### SET TASK
Starting with the first line of the data that follows, transcribe every line verbatim until the line containing "import pandas as pd" has been transcribed.

### DATA SECTION
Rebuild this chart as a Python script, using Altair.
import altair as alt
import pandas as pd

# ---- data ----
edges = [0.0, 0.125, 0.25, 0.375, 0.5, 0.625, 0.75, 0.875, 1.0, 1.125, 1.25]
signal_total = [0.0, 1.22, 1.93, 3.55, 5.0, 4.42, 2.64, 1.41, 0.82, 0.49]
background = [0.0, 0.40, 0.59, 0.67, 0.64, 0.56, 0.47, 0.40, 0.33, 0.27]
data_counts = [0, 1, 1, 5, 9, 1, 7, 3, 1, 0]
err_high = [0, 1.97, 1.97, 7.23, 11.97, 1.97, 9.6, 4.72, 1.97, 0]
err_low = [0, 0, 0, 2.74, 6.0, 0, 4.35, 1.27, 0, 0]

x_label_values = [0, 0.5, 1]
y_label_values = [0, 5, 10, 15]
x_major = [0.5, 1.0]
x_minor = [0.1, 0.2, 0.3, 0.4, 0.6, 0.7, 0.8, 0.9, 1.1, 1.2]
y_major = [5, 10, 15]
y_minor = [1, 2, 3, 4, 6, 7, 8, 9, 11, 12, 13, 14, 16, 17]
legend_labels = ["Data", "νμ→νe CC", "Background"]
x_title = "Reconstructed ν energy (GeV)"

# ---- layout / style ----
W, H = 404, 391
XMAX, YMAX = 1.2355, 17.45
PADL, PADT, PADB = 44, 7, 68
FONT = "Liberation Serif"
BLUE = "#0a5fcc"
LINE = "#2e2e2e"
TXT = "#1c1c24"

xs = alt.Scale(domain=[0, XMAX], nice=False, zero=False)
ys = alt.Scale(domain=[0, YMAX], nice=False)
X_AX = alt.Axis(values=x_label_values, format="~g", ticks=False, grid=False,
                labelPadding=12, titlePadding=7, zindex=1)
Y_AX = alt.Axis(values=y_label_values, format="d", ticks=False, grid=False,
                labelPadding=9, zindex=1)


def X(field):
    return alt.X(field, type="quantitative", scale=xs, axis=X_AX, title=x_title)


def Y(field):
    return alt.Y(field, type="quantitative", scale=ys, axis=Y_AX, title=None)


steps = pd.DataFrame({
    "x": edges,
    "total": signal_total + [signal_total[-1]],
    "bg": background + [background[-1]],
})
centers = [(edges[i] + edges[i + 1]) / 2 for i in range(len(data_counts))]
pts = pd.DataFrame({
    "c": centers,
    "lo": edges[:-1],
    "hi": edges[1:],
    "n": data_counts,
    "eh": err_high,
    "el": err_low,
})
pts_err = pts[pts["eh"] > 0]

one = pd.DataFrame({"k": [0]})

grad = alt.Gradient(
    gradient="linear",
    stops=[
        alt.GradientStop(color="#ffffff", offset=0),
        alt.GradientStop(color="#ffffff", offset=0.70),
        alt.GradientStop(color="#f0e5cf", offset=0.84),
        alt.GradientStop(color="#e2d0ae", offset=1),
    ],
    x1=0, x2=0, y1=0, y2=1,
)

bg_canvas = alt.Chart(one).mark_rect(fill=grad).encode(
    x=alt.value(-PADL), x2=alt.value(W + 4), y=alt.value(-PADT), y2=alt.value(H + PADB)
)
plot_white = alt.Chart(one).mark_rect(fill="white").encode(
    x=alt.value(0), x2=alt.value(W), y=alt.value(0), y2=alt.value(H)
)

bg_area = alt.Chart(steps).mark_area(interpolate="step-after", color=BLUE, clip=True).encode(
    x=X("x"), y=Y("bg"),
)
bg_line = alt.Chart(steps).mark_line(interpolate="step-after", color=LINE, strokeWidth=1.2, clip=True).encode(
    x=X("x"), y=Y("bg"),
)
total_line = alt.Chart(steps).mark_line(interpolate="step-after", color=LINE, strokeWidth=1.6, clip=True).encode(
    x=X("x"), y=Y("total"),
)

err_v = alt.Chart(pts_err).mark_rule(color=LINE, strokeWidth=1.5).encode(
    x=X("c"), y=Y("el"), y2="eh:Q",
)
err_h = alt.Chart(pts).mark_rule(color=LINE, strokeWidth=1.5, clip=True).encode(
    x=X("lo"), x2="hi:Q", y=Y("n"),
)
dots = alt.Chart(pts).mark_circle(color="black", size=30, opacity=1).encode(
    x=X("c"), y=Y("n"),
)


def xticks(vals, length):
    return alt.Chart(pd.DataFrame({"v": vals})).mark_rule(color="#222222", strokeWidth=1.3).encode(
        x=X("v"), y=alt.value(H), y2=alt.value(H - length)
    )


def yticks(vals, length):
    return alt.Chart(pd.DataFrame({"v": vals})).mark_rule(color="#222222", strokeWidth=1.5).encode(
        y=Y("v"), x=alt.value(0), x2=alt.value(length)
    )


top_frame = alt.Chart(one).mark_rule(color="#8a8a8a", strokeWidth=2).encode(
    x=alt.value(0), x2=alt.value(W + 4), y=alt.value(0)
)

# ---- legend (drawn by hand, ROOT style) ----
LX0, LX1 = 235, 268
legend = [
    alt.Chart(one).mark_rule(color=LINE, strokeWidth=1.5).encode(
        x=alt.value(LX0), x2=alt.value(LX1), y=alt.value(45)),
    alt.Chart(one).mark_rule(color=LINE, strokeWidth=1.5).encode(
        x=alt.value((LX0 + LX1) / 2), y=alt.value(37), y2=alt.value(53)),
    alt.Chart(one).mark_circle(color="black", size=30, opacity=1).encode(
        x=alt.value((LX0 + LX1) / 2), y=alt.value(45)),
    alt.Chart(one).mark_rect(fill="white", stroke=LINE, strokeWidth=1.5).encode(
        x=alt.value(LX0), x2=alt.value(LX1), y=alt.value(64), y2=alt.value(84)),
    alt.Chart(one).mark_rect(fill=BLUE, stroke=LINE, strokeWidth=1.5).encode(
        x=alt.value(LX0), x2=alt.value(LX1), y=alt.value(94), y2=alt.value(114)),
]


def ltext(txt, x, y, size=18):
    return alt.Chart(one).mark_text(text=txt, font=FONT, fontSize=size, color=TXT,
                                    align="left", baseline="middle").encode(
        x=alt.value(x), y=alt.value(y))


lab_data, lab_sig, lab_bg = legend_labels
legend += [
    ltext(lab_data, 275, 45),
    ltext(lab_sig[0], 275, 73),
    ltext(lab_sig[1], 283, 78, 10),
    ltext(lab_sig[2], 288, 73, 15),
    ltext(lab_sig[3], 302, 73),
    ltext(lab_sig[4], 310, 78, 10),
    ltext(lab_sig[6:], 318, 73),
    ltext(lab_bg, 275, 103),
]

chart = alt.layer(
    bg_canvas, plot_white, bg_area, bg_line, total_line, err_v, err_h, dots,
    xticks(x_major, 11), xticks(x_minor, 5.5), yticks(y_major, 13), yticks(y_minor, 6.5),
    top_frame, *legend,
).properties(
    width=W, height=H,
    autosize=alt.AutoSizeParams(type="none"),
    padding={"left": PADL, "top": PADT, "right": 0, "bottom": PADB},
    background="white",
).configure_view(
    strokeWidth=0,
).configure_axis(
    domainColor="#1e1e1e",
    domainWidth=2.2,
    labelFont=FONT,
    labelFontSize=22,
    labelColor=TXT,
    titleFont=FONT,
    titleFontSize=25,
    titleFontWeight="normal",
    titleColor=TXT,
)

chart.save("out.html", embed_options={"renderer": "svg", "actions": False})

### TASK OUTPUT
Rebuild this chart as a Python script, using Altair.
import altair as alt
import pandas as pd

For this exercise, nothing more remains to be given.